Après avoir été interrogé par la justice en décembre 2015, le fondateur et directeur d’Iwacu, Antoine Kaburahe, a fui le pays craignant pour sa sécurité. Depuis le 22 juillet 2016, le journaliste d’Iwacu Jean Bigirimana est porté disparu. Il aurait été arrêté par des agents du Service national de renseignements (SNR) dans la ville de Bugarama. Pour avoir fait des déclarations publiques au sujet de la disparition forcée de son mari, l’épouse de ce journaliste a reçu des menaces et a dû s’exiler à l’étranger. Nombre de journalistes indépendants et autres défenseurs des droits humains burundais en ont fait de même ces cinq dernières années.

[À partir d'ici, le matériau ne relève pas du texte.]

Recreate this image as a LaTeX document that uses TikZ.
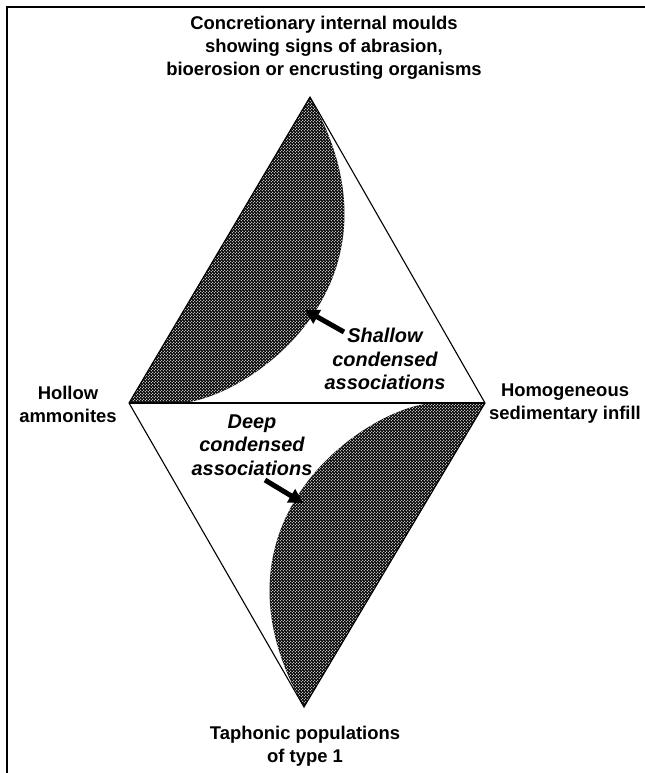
\documentclass[tikz,border=0pt]{standalone}
\usepackage{fontspec}
\setmainfont{Liberation Sans}
\usetikzlibrary{arrows.meta,patterns}
\pgfdeclarepatternformonly{wdots}{\pgfqpoint{0pt}{0pt}}{\pgfqpoint{3pt}{3pt}}{\pgfqpoint{3pt}{3pt}}{%
 \pgfpathcircle{\pgfqpoint{0.75pt}{0.75pt}}{0.55pt}%
 \pgfpathcircle{\pgfqpoint{2.25pt}{2.25pt}}{0.55pt}%
 \pgfusepath{fill}}
\begin{document}
\begin{tikzpicture}[x=1bp,y=-1bp,
 lab/.style={font=\fontsize{18.5}{23}\selectfont\bfseries, align=center, inner sep=0pt},
 ital/.style={font=\fontsize{20}{23.5}\selectfont\bfseries\itshape, align=center, inner sep=0pt},
 edgeline/.style={line width=1.1bp},
 midline/.style={line width=2.2bp},
 shadedarea/.style={fill=black, postaction={pattern=wdots, pattern color=white}},
 pointer/.style={line width=5bp, -{Triangle[length=14bp,width=15bp]}}
]
\useasboundingbox (0,0) rectangle (645,773);
\coordinate (T) at (310,97);
\coordinate (L) at (129,403);
\coordinate (R) at (485,403);
\coordinate (B) at (304,707);
\coordinate (E1) at (178,403);
\coordinate (E2) at (436,403);
% frame
\draw[line width=1.8bp] (7,773) -- (7,7) -- (645,7);
% shaded areas
\path[shadedarea] (T) -- (L) -- (E1) .. controls (240,403) and (419,288) .. (T) -- cycle;
\path[shadedarea] (B) -- (R) -- (E2) .. controls (374,403) and (195,517) .. (B) -- cycle;
% diamond
\draw[edgeline] (T) -- (L) -- (B) -- (R) -- cycle;
\draw[midline] (L) -- (R);
% labels
\node[lab] (top) at (324,48) {Concretionary internal moulds\\showing signs of abrasion,\\bioerosion or encrusting organisms};
\node[lab] (left) at (68,404.5) {Hollow\\ammonites};
\node[lab] (right) at (565,404) {Homogeneous\\sedimentary infill};
\node[lab] (bot) at (305,746) {Taphonic populations\\of type 1};
\node[ital] (sh) at (385,359) {Shallow\\condensed\\associations};
\node[ital] (dp) at (252,445) {Deep\\condensed\\associations};
% arrows
\coordinate (a1s) at (344,332);
\coordinate (a1e) at (305,310);
\coordinate (a2s) at (265,480);
\coordinate (a2e) at (303,503);
\draw[pointer] (a1s) -- (a1e);
\draw[pointer] (a2s) -- (a2e);
\end{tikzpicture}
\end{document}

Iwacu, un média qui résiste et défend son indépendance
Le 18 octobre 2019, le Conseil national de la communication (CNC) – organe régulateur des médias (dont l’indépendance vis-à-vis du régime est continuellement remise en question) – a convoqué une trentaine de responsables de médias burundais pour des « échanges sur un projet de code de conduite » préparé par le CNC. Après une courte présentation du « Code de conduite des médias et des journalistes en période électorale 2020 », dont ils prennent juste connaissance, les responsables des médias burundais sont invités à souscrire immédiatement à ce texte. Seuls deux médias refusent d’apposer leurs signatures sur le document : le groupe de presse Iwacu et la radio Isanganiro. Pour Nestor Bankumukunzi, président du CNC, ce code que les journalistes burundais « s’engagent à respecter en toute liberté », va s’appliquer à tous les médias, « signataires et non signataires ». Il est prévu que ce texte s’applique également aux journalistes étrangers qui seront accrédités pour couvrir les élections de 2020.